Antenna optimizers
Ian White GM3SEK wrote:
In a different thread, N5MK wrote:
I've tried some programs with "optimizers" etc, etc.. MMANA has one
fer instance, and it's freeware. In many cases, I can manually churn
out a better design by ignoring it, and doing it myself. I've seen a
few churn out some pretty funky designs which were not even close to
being optimum. Overall, I don't have much use for them. I don't need
the program to hold my hand while using it.
Can we start a new discussion, specifically about optimizers?
Having used Brian Beezley's YO and AO (Yagi Optimizer and Antenna
Optimizer) extensively in the past, I'm not quite as pessimistic as Mark
about the value of optimizers.
If they're simply allowed to run wild, they can produce some very
foolish antenna designs. Usually that is not a criticism of the
automated modeling... it mostly means that, for some practical reason or
another, the user would be a fool to build the thing.
On the other hand, an optimizer can be very useful for tasks that have a
very simple target, so it can't go far wrong. For example: "Adjust the
length of that wire to make it resonant at this frequency." That doesn't
take long to do by hand, but an optimizer can also handle more
complicated tasks like: "Adjust the lengths of these three interacting
wires to make the antenna resonant on three different bands." Then you
really start to see some benefit from the automation.
At the other end of the spectrum is the kind of complex optimization for
which YO was developed. You quickly learn that you can't just say
"Optimize that yagi!" Quite the opposite: to use the program at all, you
are forced to think very hard about what you really mean by "optimum" -
for example, how much importance you attach to forward gain, a clean
pattern, a convenient feedpoint impedance, and to maintaining that good
performance over a wide bandwidth. Playing with an optimizer, you
quickly come to understand that it isn't possible to get the best of
everything, all at the same time... which is a very valuable lesson to
learn.
The same applies to all other antenna optimizers, of course; and circuit
optimizers too. The learning process alone can be worth the money.
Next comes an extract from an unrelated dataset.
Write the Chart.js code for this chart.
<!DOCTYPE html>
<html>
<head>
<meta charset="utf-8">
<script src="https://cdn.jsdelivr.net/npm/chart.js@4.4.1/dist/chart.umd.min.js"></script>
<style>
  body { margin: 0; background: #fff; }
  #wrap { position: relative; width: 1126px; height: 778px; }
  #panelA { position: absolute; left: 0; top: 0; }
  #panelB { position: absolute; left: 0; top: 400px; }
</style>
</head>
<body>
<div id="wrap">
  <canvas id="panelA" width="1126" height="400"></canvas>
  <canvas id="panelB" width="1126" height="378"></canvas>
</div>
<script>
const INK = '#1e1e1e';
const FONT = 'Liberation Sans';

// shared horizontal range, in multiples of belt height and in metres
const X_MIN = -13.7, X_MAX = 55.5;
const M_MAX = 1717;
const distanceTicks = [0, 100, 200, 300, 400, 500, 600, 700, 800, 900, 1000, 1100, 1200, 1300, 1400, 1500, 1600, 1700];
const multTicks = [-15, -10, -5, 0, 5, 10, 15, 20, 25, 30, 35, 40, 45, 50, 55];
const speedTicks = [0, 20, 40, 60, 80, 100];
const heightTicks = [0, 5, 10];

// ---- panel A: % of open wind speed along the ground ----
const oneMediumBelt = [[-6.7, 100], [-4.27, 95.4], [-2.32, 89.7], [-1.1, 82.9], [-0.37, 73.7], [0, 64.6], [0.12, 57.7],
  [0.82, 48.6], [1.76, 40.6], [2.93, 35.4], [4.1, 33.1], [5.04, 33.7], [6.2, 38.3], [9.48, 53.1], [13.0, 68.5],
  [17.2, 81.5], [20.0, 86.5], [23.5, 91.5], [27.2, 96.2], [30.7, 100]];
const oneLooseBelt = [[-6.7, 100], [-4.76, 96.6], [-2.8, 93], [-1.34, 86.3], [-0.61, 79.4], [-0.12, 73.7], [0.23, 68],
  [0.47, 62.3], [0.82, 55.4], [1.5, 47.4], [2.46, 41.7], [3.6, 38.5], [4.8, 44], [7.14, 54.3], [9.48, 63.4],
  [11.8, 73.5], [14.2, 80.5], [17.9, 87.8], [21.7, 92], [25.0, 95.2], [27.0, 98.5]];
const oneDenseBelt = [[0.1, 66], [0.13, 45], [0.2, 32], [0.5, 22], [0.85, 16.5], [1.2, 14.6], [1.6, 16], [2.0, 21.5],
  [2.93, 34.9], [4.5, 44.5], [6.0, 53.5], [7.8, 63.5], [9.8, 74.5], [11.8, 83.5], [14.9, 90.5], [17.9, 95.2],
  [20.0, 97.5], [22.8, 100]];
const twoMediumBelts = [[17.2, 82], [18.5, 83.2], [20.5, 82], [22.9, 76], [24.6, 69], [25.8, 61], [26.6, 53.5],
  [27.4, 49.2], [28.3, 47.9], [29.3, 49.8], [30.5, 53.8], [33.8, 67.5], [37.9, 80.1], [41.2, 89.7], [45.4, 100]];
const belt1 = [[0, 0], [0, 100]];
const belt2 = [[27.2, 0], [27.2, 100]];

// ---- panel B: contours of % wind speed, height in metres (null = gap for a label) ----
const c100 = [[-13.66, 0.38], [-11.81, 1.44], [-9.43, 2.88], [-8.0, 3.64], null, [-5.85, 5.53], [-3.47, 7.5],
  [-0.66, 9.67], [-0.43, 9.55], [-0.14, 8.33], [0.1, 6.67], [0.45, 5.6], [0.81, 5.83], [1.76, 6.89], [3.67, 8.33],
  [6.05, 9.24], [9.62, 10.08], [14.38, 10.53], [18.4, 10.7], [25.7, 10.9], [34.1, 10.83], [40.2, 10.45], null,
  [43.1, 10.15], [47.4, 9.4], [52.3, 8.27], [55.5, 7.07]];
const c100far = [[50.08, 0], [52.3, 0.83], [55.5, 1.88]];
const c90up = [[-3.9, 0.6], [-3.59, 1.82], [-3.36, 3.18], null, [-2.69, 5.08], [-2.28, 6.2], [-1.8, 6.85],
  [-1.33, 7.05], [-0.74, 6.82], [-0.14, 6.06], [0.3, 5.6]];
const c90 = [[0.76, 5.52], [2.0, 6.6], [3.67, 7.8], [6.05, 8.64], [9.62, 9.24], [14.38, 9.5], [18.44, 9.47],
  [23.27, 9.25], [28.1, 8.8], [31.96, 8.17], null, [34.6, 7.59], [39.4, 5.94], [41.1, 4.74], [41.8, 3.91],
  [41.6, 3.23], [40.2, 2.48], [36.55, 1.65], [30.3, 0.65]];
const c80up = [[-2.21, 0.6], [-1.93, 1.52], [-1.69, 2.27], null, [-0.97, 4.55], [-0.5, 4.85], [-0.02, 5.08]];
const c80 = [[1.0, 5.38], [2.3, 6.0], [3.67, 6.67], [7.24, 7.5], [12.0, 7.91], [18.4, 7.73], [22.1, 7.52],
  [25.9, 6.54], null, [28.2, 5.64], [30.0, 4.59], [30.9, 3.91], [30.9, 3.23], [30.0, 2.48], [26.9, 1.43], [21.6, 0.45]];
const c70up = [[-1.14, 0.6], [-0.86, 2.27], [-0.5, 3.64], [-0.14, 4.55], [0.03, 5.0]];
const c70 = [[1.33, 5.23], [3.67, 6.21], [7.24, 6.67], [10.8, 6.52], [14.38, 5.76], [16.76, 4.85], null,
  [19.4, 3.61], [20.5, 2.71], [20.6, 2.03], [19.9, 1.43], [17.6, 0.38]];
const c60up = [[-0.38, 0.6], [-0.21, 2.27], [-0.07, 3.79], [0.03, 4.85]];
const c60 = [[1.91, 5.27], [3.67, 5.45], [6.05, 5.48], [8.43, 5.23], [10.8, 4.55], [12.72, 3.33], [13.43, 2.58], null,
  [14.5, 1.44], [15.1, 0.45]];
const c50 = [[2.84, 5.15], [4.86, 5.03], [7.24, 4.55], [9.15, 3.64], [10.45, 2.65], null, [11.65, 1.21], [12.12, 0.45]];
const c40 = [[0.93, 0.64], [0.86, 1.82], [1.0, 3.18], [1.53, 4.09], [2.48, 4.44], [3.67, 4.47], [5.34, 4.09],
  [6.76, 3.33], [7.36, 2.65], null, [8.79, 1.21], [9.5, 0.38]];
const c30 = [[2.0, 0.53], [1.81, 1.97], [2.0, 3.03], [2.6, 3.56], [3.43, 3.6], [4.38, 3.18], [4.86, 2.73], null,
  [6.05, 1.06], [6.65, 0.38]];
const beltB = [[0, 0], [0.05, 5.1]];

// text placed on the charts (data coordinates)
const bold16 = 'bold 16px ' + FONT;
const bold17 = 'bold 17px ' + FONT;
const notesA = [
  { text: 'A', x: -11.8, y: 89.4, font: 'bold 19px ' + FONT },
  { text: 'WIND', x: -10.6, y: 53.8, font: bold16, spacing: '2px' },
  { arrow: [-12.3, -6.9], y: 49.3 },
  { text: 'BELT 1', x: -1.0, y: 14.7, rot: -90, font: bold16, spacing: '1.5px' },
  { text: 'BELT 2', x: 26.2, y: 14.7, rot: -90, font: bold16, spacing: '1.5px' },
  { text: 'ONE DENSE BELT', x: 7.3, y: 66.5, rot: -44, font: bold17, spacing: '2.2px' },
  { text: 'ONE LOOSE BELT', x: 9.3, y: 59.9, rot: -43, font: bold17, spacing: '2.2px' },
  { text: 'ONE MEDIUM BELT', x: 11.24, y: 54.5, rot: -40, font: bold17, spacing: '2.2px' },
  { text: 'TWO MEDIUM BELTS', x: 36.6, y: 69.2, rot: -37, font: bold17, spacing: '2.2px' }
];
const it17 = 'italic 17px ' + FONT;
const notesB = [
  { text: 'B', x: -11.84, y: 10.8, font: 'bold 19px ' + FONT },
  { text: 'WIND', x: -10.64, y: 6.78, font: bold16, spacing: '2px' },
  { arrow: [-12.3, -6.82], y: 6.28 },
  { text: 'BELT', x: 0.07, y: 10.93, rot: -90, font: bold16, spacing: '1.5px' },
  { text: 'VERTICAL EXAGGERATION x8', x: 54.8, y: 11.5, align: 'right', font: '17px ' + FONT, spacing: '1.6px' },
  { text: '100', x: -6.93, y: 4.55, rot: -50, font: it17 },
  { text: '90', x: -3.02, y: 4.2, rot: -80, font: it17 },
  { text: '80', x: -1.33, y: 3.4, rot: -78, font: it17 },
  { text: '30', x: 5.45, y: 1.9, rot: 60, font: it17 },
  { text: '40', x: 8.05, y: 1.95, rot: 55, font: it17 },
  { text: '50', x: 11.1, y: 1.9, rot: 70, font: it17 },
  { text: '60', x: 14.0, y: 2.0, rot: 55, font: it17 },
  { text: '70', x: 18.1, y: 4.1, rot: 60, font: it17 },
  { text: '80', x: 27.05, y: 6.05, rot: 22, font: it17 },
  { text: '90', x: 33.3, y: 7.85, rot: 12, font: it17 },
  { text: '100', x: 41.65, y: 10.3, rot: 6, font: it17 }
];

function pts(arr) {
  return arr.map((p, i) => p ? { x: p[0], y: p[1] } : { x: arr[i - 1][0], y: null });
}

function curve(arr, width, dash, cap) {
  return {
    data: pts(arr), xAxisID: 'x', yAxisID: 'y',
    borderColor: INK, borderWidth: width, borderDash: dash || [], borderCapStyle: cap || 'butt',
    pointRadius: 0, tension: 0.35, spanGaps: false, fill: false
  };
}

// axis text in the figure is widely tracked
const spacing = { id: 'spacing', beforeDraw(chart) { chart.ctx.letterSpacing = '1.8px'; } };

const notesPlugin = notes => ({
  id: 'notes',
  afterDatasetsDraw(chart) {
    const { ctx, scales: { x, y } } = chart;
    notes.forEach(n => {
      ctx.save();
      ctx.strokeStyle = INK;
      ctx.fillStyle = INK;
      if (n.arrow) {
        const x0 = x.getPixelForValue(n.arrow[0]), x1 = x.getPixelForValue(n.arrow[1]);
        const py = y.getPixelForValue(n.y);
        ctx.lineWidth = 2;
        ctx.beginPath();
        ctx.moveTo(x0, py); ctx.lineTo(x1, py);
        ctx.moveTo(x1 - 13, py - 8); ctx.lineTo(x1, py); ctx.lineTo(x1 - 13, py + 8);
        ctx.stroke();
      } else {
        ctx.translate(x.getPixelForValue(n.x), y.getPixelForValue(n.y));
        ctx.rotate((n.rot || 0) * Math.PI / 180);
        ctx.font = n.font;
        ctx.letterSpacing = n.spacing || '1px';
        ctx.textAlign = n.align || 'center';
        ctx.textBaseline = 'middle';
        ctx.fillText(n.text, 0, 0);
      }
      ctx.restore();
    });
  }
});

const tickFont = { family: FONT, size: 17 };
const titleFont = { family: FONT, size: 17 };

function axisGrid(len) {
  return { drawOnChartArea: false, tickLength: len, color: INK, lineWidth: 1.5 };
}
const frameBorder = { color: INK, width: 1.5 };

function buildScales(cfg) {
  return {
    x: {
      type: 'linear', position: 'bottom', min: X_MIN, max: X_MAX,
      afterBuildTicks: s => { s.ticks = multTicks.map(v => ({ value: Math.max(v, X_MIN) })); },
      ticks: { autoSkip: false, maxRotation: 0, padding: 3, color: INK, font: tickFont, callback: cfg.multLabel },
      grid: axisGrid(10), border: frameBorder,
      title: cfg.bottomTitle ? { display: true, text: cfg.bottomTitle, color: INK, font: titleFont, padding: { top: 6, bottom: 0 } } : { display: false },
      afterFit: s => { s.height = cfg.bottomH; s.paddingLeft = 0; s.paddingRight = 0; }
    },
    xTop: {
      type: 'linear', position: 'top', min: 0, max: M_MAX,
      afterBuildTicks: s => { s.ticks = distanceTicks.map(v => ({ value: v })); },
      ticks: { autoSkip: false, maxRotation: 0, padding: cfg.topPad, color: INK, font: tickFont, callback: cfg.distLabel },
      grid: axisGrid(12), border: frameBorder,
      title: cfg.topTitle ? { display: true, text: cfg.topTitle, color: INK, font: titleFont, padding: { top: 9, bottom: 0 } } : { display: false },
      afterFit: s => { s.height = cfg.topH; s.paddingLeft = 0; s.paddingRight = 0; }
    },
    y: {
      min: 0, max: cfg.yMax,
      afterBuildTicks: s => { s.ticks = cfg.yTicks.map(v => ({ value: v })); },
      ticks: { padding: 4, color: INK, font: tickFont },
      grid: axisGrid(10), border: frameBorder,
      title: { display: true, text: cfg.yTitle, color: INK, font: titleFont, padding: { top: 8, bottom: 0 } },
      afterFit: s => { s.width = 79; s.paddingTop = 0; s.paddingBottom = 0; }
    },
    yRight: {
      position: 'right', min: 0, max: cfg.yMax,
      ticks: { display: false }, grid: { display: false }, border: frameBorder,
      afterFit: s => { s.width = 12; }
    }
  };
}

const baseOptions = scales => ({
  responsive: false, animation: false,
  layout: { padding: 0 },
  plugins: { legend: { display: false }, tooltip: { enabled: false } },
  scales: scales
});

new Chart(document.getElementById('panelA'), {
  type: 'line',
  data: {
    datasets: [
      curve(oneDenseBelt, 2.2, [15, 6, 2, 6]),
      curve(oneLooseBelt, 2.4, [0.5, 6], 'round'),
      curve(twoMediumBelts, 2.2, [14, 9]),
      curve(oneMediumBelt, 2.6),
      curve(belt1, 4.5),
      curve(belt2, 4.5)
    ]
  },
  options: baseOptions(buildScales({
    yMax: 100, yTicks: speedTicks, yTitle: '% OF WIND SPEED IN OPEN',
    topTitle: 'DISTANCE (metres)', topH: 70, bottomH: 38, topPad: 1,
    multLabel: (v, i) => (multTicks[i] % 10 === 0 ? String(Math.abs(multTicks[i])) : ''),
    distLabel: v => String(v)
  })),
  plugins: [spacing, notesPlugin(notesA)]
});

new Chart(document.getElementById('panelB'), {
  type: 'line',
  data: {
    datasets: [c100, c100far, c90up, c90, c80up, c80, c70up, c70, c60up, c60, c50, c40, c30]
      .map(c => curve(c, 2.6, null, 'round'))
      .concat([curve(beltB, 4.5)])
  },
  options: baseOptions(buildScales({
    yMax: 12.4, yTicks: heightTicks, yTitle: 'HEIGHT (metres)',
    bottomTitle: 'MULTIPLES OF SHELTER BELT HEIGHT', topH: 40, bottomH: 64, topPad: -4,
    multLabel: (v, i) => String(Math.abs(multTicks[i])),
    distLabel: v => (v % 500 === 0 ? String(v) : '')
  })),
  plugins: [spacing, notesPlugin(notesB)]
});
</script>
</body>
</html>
Having gone through that learning process, an automatic optimizer can
then zip out some really good antenna designs in a matter of minutes -
which leaves you wondering what took you so long :-) But that isn't
going to happen in the first evening, or even maybe the first month.
[Sorry, I don't know how or even if you can buy AO or YO any more.]
However, there are other optimizers out there. Arie has one in 4nec2
that works fairly well. There's also a program called GENOPT which can
optimize ANYTHING (or at least, anything where the modeling program can
be invoked from the command line and which takes a file as input and
generates a file as output).. You can specify all sorts of contstraints
and evaluation functions, and it just keeps shooting new models out,
running the modeler, and parsing the output. For use with NEC, you need
to write a little postprocessor to extract your desired "figure of
merit" from the NEC output file (e.g. NEC doesn't give you something
like F/B or SWR Bandwidth.. and while the GENOPT parser *could* be set
up to do it, it would be painful...)
And, there's a variety of ways to do things like fire off NEC from
Excel, and you can use Excel's optimizer (such as it is..).
If you get into more esoteric optimizers like particle swarm or genetic
optimizers, they're all available in fairly generic form.
So, what you need is the following 4 pieces of softwa
1) The optimizer engine
2) Something that takes a list of "parameters being optimized" (your
independent variables) and turns it into a suitable model file
3) The modeler (e.g. NEC)
4) Something that post processes the output of the modeler to generate
your "evaluation function".
If you can get each of the latter 3 in a form which is invokable from
the command line, then almost all of the existing #1 programs can use it.
For doing #2, there is a perl script/program out there that can do
fairly nice parameter substitution. Not quite as nice as Arie's 4nec2
symbol substitution with math, but at least it will take a file with one
parameter per line, and substitute them into a "skeleton" NEC input deck
that has parameter references, with some arithmetic. There's actually a
lot of these sorts of scripting tools around.
for #3, it exists already
for #4, it would be nice if there were a library of little programs that
could parse a NEC output deck and just emit a few numbers for some
standardized analyses.. For instance, you could feed in a NEC output
file and it would give you front/back ratio, or SWR bandwidth.
Obviously, such things exist, embedded in programs like EZNEC and 4nec2,
but they're not readily available as little usable components (and I
don't expect Roy or Arie to provide them, either.. That's their
proprietary improvements on the raw NEC engine, and they should use them
as they see fit, in exchange for the considerable work they've put into it.)
Maybe a good start would be to define some common "figure of merit"
numbers that might be applied to antennas. Not just define in words,
but in a more rigorous quantitative specification sort of way. Some are
easy (forward gain, swr bandwidth for a single band), some are more
difficult.. how do you handle describing side/back lobe performance? Do
you cutoff above a certain elevation angle (on the basis that there's no
propagation there anyway)? The radar folks talk about things like Peak
Sidelobe Level, Integrated Sidelobe Level, and average sidelobe level.